* Recorded data

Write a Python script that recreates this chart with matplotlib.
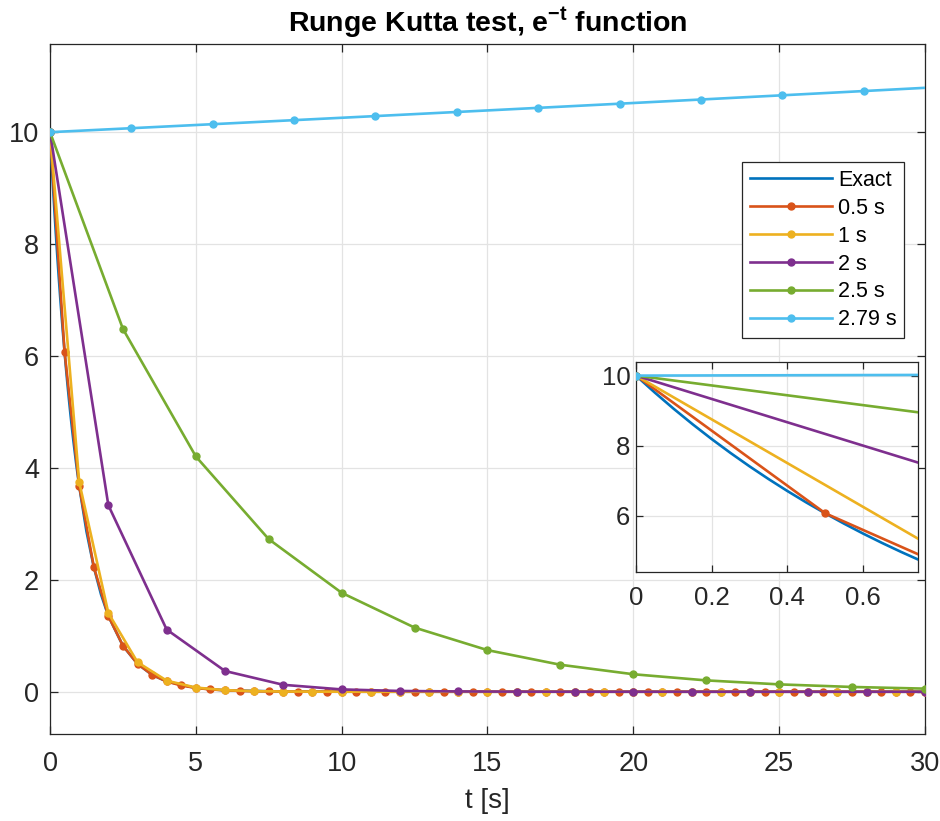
import numpy as np
import matplotlib
matplotlib.use("Agg")
import matplotlib.pyplot as plt

plt.rcParams['font.family'] = ['Liberation Sans', 'DejaVu Sans']
plt.rcParams['mathtext.fontset'] = 'custom'
plt.rcParams['mathtext.rm'] = 'Liberation Sans'
plt.rcParams['mathtext.it'] = 'Liberation Sans'
plt.rcParams['mathtext.bf'] = 'Liberation Sans:bold'

# ---------------- data ----------------
labels = ["Exact", "0.5 s", "1 s", "2 s", "2.5 s", "2.79 s"]
colors = ["#0072BD", "#D95319", "#EDB120", "#7E2F8E", "#77AC30", "#4DBEEE"]

t_exact = [0, 0.05, 0.1, 0.15, 0.2, 0.25, 0.3, 0.35, 0.4, 0.45, 0.5, 0.55, 0.6, 0.65,
           0.7, 0.75, 0.8, 0.9, 1.0, 1.25, 1.5, 1.75, 2.0, 2.5, 3.0, 3.5, 4, 5, 6, 8,
           10, 15, 20, 30]
y_exact = [10.0, 9.5123, 9.0484, 8.6071, 8.1873, 7.7880, 7.4082, 7.0469, 6.7032, 6.3763,
           6.0653, 5.7695, 5.4881, 5.2205, 4.9659, 4.7237, 4.4933, 4.0657, 3.6788, 2.8650,
           2.2313, 1.7377, 1.3534, 0.8208, 0.4979, 0.3020, 0.1832, 0.0674, 0.0248, 0.0034,
           0.0005, 0.0, 0.0, 0.0]

h_05 = 0.5
y_05 = [10.0, 6.0677, 3.6817, 2.2340, 1.3555, 0.8225, 0.4991, 0.3028, 0.1837, 0.1115,
        0.0677, 0.0410, 0.0249, 0.0151, 0.0092, 0.0056, 0.0034, 0.0020, 0.0012, 0.0008,
        0.0005, 0.0003, 0.0002, 0.0001, 0.0001, 0.0, 0.0, 0.0, 0.0, 0.0,
        0.0, 0.0, 0.0, 0.0, 0.0, 0.0, 0.0, 0.0, 0.0, 0.0,
        0.0, 0.0, 0.0, 0.0, 0.0, 0.0, 0.0, 0.0, 0.0, 0.0,
        0.0, 0.0, 0.0, 0.0, 0.0, 0.0, 0.0, 0.0, 0.0, 0.0, 0.0]

h_1 = 1.0
y_1 = [10.0, 3.75, 1.4063, 0.5273, 0.1978, 0.0742, 0.0278, 0.0104, 0.0039, 0.0015,
       0.0005, 0.0002, 0.0001, 0.0, 0.0, 0.0, 0.0, 0.0, 0.0, 0.0,
       0.0, 0.0, 0.0, 0.0, 0.0, 0.0, 0.0, 0.0, 0.0, 0.0, 0.0]

h_2 = 2.0
y_2 = [10.0, 3.3333, 1.1111, 0.3704, 0.1235, 0.0412, 0.0137, 0.0046, 0.0015, 0.0005,
       0.0002, 0.0001, 0.0, 0.0, 0.0, 0.0]

h_25 = 2.5
y_25 = [10.0, 6.4844, 4.2047, 2.7265, 1.7680, 1.1464, 0.7434, 0.4820, 0.3126, 0.2027,
        0.1314, 0.0852, 0.0553]

h_279 = 2.79
y_279 = [10.0, 10.0712, 10.1429, 10.2151, 10.2878, 10.3610, 10.4348, 10.5091, 10.5839,
         10.6593, 10.7351, 10.8116]

steps = [h_05, h_1, h_2, h_25, h_279]
series = [y_05, y_1, y_2, y_25, y_279]

# ---------------- figure ----------------
fig = plt.figure(figsize=(9.4, 8.21), dpi=100)
ax = fig.add_axes([0.0532, 0.106, 0.9308, 0.840])
axin = fig.add_axes([0.6766, 0.3029, 0.3003, 0.2558])

axis_col = "#262626"
grid_col = "#e3e3e3"

for a in (ax, axin):
    a.plot(t_exact, y_exact, color=colors[0], lw=1.9, label=labels[0], zorder=3)
    for h, ys, c, lab in zip(steps, series, colors[1:], labels[1:]):
        ts = np.arange(len(ys)) * h
        a.plot(ts, ys, color=c, lw=1.9, marker='o', ms=5, label=lab, zorder=3)
    a.grid(True, color=grid_col, lw=0.9)
    a.set_axisbelow(True)
    a.tick_params(direction='in', top=True, right=True, colors=axis_col,
                  labelcolor=axis_col, length=6, width=0.9)
    for s in a.spines.values():
        s.set_color(axis_col)
        s.set_linewidth(0.9)

ax.set_xlim(0, 30)
ax.set_ylim(-0.755, 11.57)
ax.set_xticks([0, 5, 10, 15, 20, 25, 30])
ax.set_yticks([0, 2, 4, 6, 8, 10])
ax.tick_params(labelsize=19.5)
ax.tick_params(axis='x', pad=12)
ax.tick_params(axis='y', pad=8)
ax.set_xlabel("t [s]", fontsize=20, color=axis_col, labelpad=8)
ax.set_title(r"Runge Kutta test, e$^{\mathbf{-t}}$ function", fontsize=20.5,
             fontweight='bold', color='black', pad=9)

axin.set_xlim(0, 0.746)
axin.set_ylim(4.38, 10.38)
axin.set_xticks([0, 0.2, 0.4, 0.6])
axin.set_xticklabels(["0", "0.2", "0.4", "0.6"])
axin.set_yticks([6, 8, 10])
axin.tick_params(labelsize=18.5, length=5)
axin.tick_params(axis='x', pad=10)
axin.tick_params(axis='y', pad=4)

handles, labs = ax.get_legend_handles_labels()
leg = ax.legend(handles, labs, loc='upper right',
                bbox_to_anchor=(904.3 / 940, 1 - 162.3 / 821),
                bbox_transform=fig.transFigure, fontsize=15.5, frameon=True,
                fancybox=False, edgecolor=axis_col, framealpha=1,
                handlelength=3.8, borderpad=0.35, labelspacing=0.32,
                handletextpad=0.3, borderaxespad=0)
leg.get_frame().set_linewidth(0.9)
leg.set_zorder(10)

fig.savefig("out.png", dpi=100, facecolor='white')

* Problem description
Restate the whole listing above exactly, except for its images.

* Written answer
Write a Python script that recreates this chart with matplotlib.
import numpy as np
import matplotlib
matplotlib.use("Agg")
import matplotlib.pyplot as plt

plt.rcParams['font.family'] = ['Liberation Sans', 'DejaVu Sans']
plt.rcParams['mathtext.fontset'] = 'custom'
plt.rcParams['mathtext.rm'] = 'Liberation Sans'
plt.rcParams['mathtext.it'] = 'Liberation Sans'
plt.rcParams['mathtext.bf'] = 'Liberation Sans:bold'

# ---------------- data ----------------
labels = ["Exact", "0.5 s", "1 s", "2 s", "2.5 s", "2.79 s"]
colors = ["#0072BD", "#D95319", "#EDB120", "#7E2F8E", "#77AC30", "#4DBEEE"]

t_exact = [0, 0.05, 0.1, 0.15, 0.2, 0.25, 0.3, 0.35, 0.4, 0.45, 0.5, 0.55, 0.6, 0.65,
           0.7, 0.75, 0.8, 0.9, 1.0, 1.25, 1.5, 1.75, 2.0, 2.5, 3.0, 3.5, 4, 5, 6, 8,
           10, 15, 20, 30]
y_exact = [10.0, 9.5123, 9.0484, 8.6071, 8.1873, 7.7880, 7.4082, 7.0469, 6.7032, 6.3763,
           6.0653, 5.7695, 5.4881, 5.2205, 4.9659, 4.7237, 4.4933, 4.0657, 3.6788, 2.8650,
           2.2313, 1.7377, 1.3534, 0.8208, 0.4979, 0.3020, 0.1832, 0.0674, 0.0248, 0.0034,
           0.0005, 0.0, 0.0, 0.0]

h_05 = 0.5
y_05 = [10.0, 6.0677, 3.6817, 2.2340, 1.3555, 0.8225, 0.4991, 0.3028, 0.1837, 0.1115,
        0.0677, 0.0410, 0.0249, 0.0151, 0.0092, 0.0056, 0.0034, 0.0020, 0.0012, 0.0008,
        0.0005, 0.0003, 0.0002, 0.0001, 0.0001, 0.0, 0.0, 0.0, 0.0, 0.0,
        0.0, 0.0, 0.0, 0.0, 0.0, 0.0, 0.0, 0.0, 0.0, 0.0,
        0.0, 0.0, 0.0, 0.0, 0.0, 0.0, 0.0, 0.0, 0.0, 0.0,
        0.0, 0.0, 0.0, 0.0, 0.0, 0.0, 0.0, 0.0, 0.0, 0.0, 0.0]

h_1 = 1.0
y_1 = [10.0, 3.75, 1.4063, 0.5273, 0.1978, 0.0742, 0.0278, 0.0104, 0.0039, 0.0015,
       0.0005, 0.0002, 0.0001, 0.0, 0.0, 0.0, 0.0, 0.0, 0.0, 0.0,
       0.0, 0.0, 0.0, 0.0, 0.0, 0.0, 0.0, 0.0, 0.0, 0.0, 0.0]

h_2 = 2.0
y_2 = [10.0, 3.3333, 1.1111, 0.3704, 0.1235, 0.0412, 0.0137, 0.0046, 0.0015, 0.0005,
       0.0002, 0.0001, 0.0, 0.0, 0.0, 0.0]

h_25 = 2.5
y_25 = [10.0, 6.4844, 4.2047, 2.7265, 1.7680, 1.1464, 0.7434, 0.4820, 0.3126, 0.2027,
        0.1314, 0.0852, 0.0553]

h_279 = 2.79
y_279 = [10.0, 10.0712, 10.1429, 10.2151, 10.2878, 10.3610, 10.4348, 10.5091, 10.5839,
         10.6593, 10.7351, 10.8116]

steps = [h_05, h_1, h_2, h_25, h_279]
series = [y_05, y_1, y_2, y_25, y_279]

# ---------------- figure ----------------
fig = plt.figure(figsize=(9.4, 8.21), dpi=100)
ax = fig.add_axes([0.0532, 0.106, 0.9308, 0.840])
axin = fig.add_axes([0.6766, 0.3029, 0.3003, 0.2558])

axis_col = "#262626"
grid_col = "#e3e3e3"

for a in (ax, axin):
    a.plot(t_exact, y_exact, color=colors[0], lw=1.9, label=labels[0], zorder=3)
    for h, ys, c, lab in zip(steps, series, colors[1:], labels[1:]):
        ts = np.arange(len(ys)) * h
        a.plot(ts, ys, color=c, lw=1.9, marker='o', ms=5, label=lab, zorder=3)
    a.grid(True, color=grid_col, lw=0.9)
    a.set_axisbelow(True)
    a.tick_params(direction='in', top=True, right=True, colors=axis_col,
                  labelcolor=axis_col, length=6, width=0.9)
    for s in a.spines.values():
        s.set_color(axis_col)
        s.set_linewidth(0.9)

ax.set_xlim(0, 30)
ax.set_ylim(-0.755, 11.57)
ax.set_xticks([0, 5, 10, 15, 20, 25, 30])
ax.set_yticks([0, 2, 4, 6, 8, 10])
ax.tick_params(labelsize=19.5)
ax.tick_params(axis='x', pad=12)
ax.tick_params(axis='y', pad=8)
ax.set_xlabel("t [s]", fontsize=20, color=axis_col, labelpad=8)
ax.set_title(r"Runge Kutta test, e$^{\mathbf{-t}}$ function", fontsize=20.5,
             fontweight='bold', color='black', pad=9)

axin.set_xlim(0, 0.746)
axin.set_ylim(4.38, 10.38)
axin.set_xticks([0, 0.2, 0.4, 0.6])
axin.set_xticklabels(["0", "0.2", "0.4", "0.6"])
axin.set_yticks([6, 8, 10])
axin.tick_params(labelsize=18.5, length=5)
axin.tick_params(axis='x', pad=10)
axin.tick_params(axis='y', pad=4)

handles, labs = ax.get_legend_handles_labels()
leg = ax.legend(handles, labs, loc='upper right',
                bbox_to_anchor=(904.3 / 940, 1 - 162.3 / 821),
                bbox_transform=fig.transFigure, fontsize=15.5, frameon=True,
                fancybox=False, edgecolor=axis_col, framealpha=1,
                handlelength=3.8, borderpad=0.35, labelspacing=0.32,
                handletextpad=0.3, borderaxespad=0)
leg.get_frame().set_linewidth(0.9)
leg.set_zorder(10)

fig.savefig("out.png", dpi=100, facecolor='white')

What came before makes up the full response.